Elements of reinforcement learning:
- **policy** - is a mapping from perceived states of the environment to actions to be taken when in those states (stimulus–response rules or associations)
- **reward signal** - defines the goal of a reinforcement learning problem - On each time step, the environment sends to the reinforcement learning agent a single number called the *reward*. The agent’s sole objective is to maximize the total reward it receives over the long run. The reward signal thus defines what are the good and bad events for the agent. The reward signal is the primary basis for altering the policy; if an action selected by the policy is followed by low reward, then the policy may be changed to select some other action in that situation in the future. 
- **value function** - specifies what is good in the long run. The *value* of a state is the total amount of reward an agent can expect to accumulate over the future, starting from that state. Whereas rewards determine the immediate, intrinsic desirability of environmental states, values indicate the long-term desirability of states after taking into account the states that are likely to follow and the rewards available in those states.
- **model** (optional) - this is something that mimics the behavior of the environment, or more generally, that allows inferences to be made about how the environment will behave. For example, given a state and action, the model might predict the resultant next state and next reward. Models are used for planning, by which we mean any way of deciding on a course of action by considering possible future situations before they are actually experienced.

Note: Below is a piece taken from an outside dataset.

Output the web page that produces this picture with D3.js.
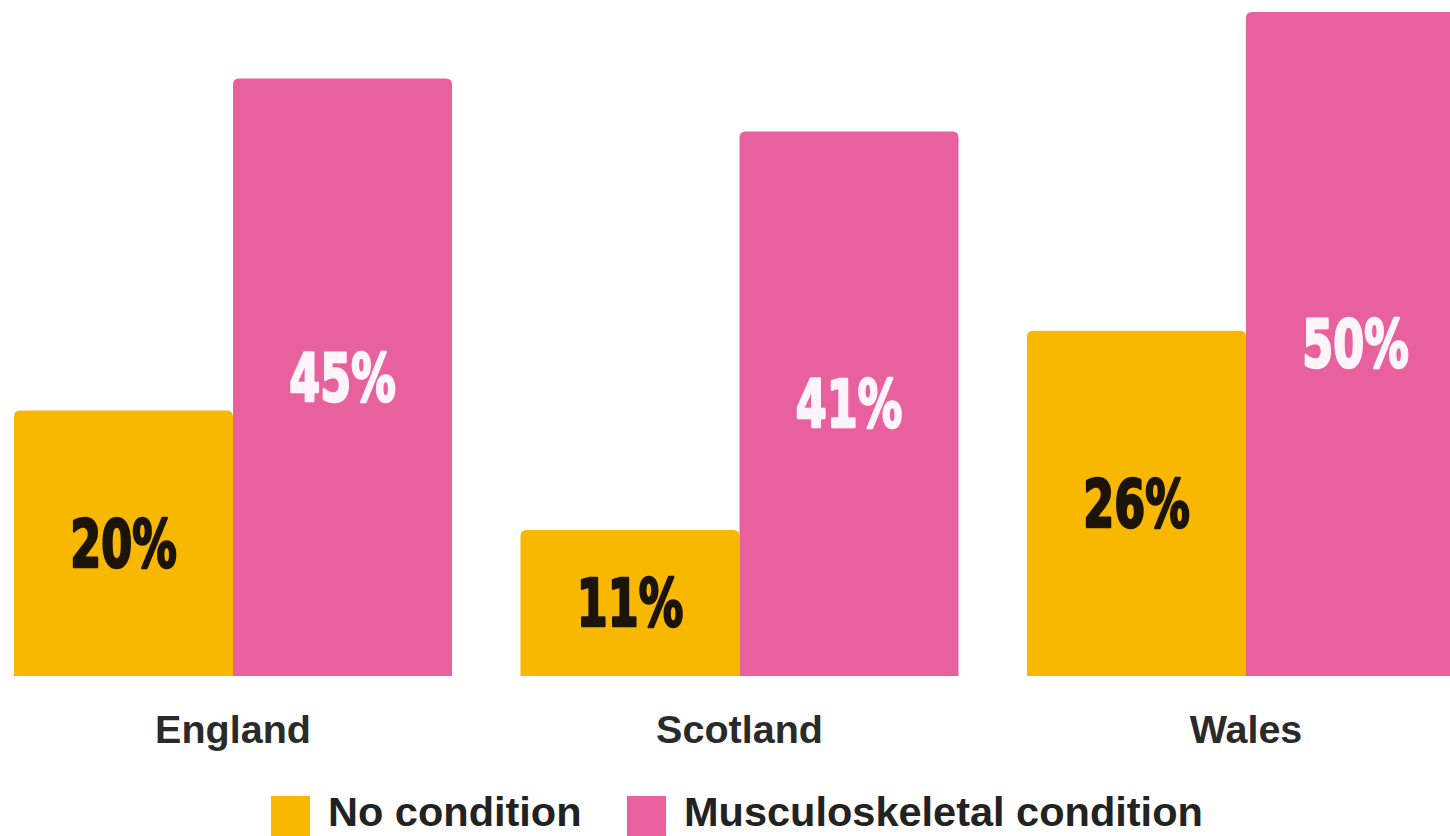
<!DOCTYPE html>
<html>
<head>
<meta charset="utf-8">
<script src="https://cdn.jsdelivr.net/npm/d3@7"></script>
<style>
  html, body { margin: 0; padding: 0; background: #ffffff; }
  svg { display: block; }
</style>
</head>
<body>
<svg id="chart" width="1450" height="836"></svg>
<script>
// Share of people in each nation, by musculoskeletal condition status
const nations = ["England", "Scotland", "Wales"];
const seriesNames = ["No condition", "Musculoskeletal condition"];
const noCondition = [20, 11, 26];
const musculoskeletal = [45, 41, 50];
const seriesColors = ["#F8B800", "#E8609E"];
const valueLabelColors = ["#1c1407", "#fff4f9"];

const svg = d3.select("#chart");

const baseline = 676;
const y = d3.scaleLinear().domain([0, 50]).range([baseline, 12]);

// Three groups of two bars; the last group runs past the right edge
const groupStep = 506.5;
const groupWidth = 438;
const x0 = d3.scaleBand()
  .domain(nations)
  .range([14, 14 + groupStep * (nations.length - 1) + groupWidth])
  .paddingInner((groupStep - groupWidth) / groupStep)
  .paddingOuter(0);

const x1 = d3.scaleBand()
  .domain(seriesNames)
  .range([0, x0.bandwidth()])
  .padding(0);

const rows = nations.map((n, i) => ({
  nation: n,
  values: [
    { key: seriesNames[0], value: noCondition[i], idx: 0 },
    { key: seriesNames[1], value: musculoskeletal[i], idx: 1 }
  ]
}));

// Bar with rounded top corners only
function topRoundedBar(x, yTop, w, h, r) {
  r = Math.min(r, w / 2, h);
  return `M${x},${yTop + h}` +
    `V${yTop + r}` +
    `Q${x},${yTop} ${x + r},${yTop}` +
    `H${x + w - r}` +
    `Q${x + w},${yTop} ${x + w},${yTop + r}` +
    `V${yTop + h}Z`;
}

const groups = svg.append("g")
  .selectAll("g.nation")
  .data(rows)
  .join("g")
  .attr("class", "nation")
  .attr("transform", d => `translate(${x0(d.nation)},0)`);

groups.selectAll("path.bar")
  .data(d => d.values)
  .join("path")
  .attr("class", "bar")
  .attr("fill", d => seriesColors[d.idx])
  .attr("d", d => topRoundedBar(x1(d.key), y(d.value), x1.bandwidth(), baseline - y(d.value), 6));

// Condensed heavy value labels, centred inside each bar
groups.selectAll("text.value")
  .data(d => d.values)
  .join("text")
  .attr("class", "value")
  .attr("transform", d =>
    `translate(${x1(d.key) + x1.bandwidth() / 2},${(y(d.value) + baseline) / 2}) scale(0.76,1)`)
  .attr("dy", "0.36em")
  .attr("text-anchor", "middle")
  .attr("font-family", "'DejaVu Sans Condensed', 'DejaVu Sans', sans-serif")
  .attr("font-weight", 700)
  .attr("font-size", 65)
  .attr("fill", d => valueLabelColors[d.idx])
  .attr("stroke", d => valueLabelColors[d.idx])
  .attr("stroke-width", 2.5)
  .attr("stroke-linejoin", "round")
  .text(d => `${d.value}%`);

// Nation names under each pair of bars
svg.append("g")
  .selectAll("text.nation-label")
  .data(nations)
  .join("text")
  .attr("class", "nation-label")
  .attr("x", d => x0(d) + x0.bandwidth() / 2)
  .attr("y", 743)
  .attr("text-anchor", "middle")
  .attr("font-family", "'Liberation Sans', Arial, sans-serif")
  .attr("font-weight", 700)
  .attr("font-size", 39.5)
  .attr("fill", "#2a2a2a")
  .text(d => d);

// Legend
const legendItems = [
  { name: seriesNames[0], color: seriesColors[0], x: 271 },
  { name: seriesNames[1], color: seriesColors[1], x: 627 }
];
const legend = svg.append("g").attr("class", "legend");
const item = legend.selectAll("g")
  .data(legendItems)
  .join("g")
  .attr("transform", d => `translate(${d.x},796)`);
item.append("rect")
  .attr("width", 39)
  .attr("height", 40)
  .attr("fill", d => d.color);
item.append("text")
  .attr("x", 57)
  .attr("y", 30)
  .attr("font-family", "'Liberation Sans', Arial, sans-serif")
  .attr("font-weight", 700)
  .attr("font-size", 41.5)
  .attr("fill", "#222222")
  .text(d => d.name);
</script>
</body>
</html>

Methods for solving reinforcement learning problems:
- **model-based** - use models and planning
- **model-free** - trial-and-error learners (opposite of planning)

**State** - whatever information is available to the agent about its environment

-----------------------------
## Tic-tac-toe example

While we are playing, we change the values of the states in which we find ourselves during the game. We attempt to make them more accurate estimates of the probabilities of winning. To do this, we “back up” the value of the state after each greedy move to the state before the move, as suggested by the arrows in Figure 1.1. More precisely, the current value of the earlier state is updated to be closer to the value of the later state. This can be done by moving the earlier state’s value a fraction of the way toward the value of the later state. If we let $S_{t}$ denote the state before the greedy move, and $S_{t}$+1 the state after the move, then the update to the estimated value of $S_{t}$, denoted $V(S_{t})$, can be written as:

$V(S_{t}) \leftarrow V(S_{t}) + \alpha[V(S_{t+1}-V(S_{t}))]$

where $\alpha$ is a small positive fraction called the **step-size parameter**,which influences the **rate of learning**. 

This update rule is an example of a **temporal-difference learning** method, so called because its changes are based on a difference, V(S_{t+1}-V(S_{t}) between estimates at two successive times.

------------------

## History

- The class of methods for solving optimal control problems by solving this equation (Bellman equation) came to be known as dynamic programming (Bellman, 1957a)
- Bellman (1957b) also introduced the discrete stochastic version of the optimal control problem known as Markov decision processes (MDPs). 
- Ronald Howard (1960) devised the policy iteration method for MDPs. 
- Dynamic programming is widely considered the only feasible way of solving general stochastic optimal control problems.
- Further, the simplest form of dynamic programming is a computation that proceeds backwards in time, making it di?cult to see how it could be involved in a learning process that must proceed in a forward direction.
- John Tsitsiklis (1996) - “neurodynamic programming” to refer to the combination of dynamic programming and artificial neural networks.
- We define a reinforcement learning method as any e↵ective way of solving reinforcement learning problems, and it is now clear that these problems are closely related to optimal control problems, particularly stochastic optimal control problems such as those formulated as MDPs.
-  Accordingly, we must consider the solution methods of optimal control, such as dynamic programming, also to be reinforcement learning methods. Because
- Thorndike called this the “Law of Effect” because it describes the effect of reinforcing events on the tendency to select actions. 
- Pavlov described reinforcement as the strengthening of a pattern of behavior due to an animal receiving a stimulus—a reinforcer—in an appropriate temporal relationship with another stimulus or with a response.
- Some psychologists extended the idea of reinforcement to include weakening as well as strengthening of behavior, and extended the idea of a reinforcer to include possibly the omission or termination of stimulus.
- Alan Turing described a design for a “pleasure-pain system” that worked along the lines of the Law of Effect
- Marvin Minsky (1954) discussed computational models of reinforcement learning and described his construction of an analog machine composed of components he called SNARCs (Stochastic Neural-Analog Reinforcement Calculators) meant to resemble modifiable synaptic connections in the brain.
- Temporal-difference learning methods are distinctive in being driven by the difference between temporally successive estimates of the same quantity—for example, of the probability of winning in the tic-tac-toe example. This thread is smaller and less distinct than the other two, but it has played a particularly important role in the field, in part because temporal-difference methods seem to be new and unique to reinforcement learning.
- The origins of temporal-difference learning are in part in animal learning psychology, in particular, in the notion of secondary reinforcers. A secondary reinforcer is a stimulus that has been paired with a primary reinforcer such as food or pain and, as a result, has come to take on similar reinforcing properties.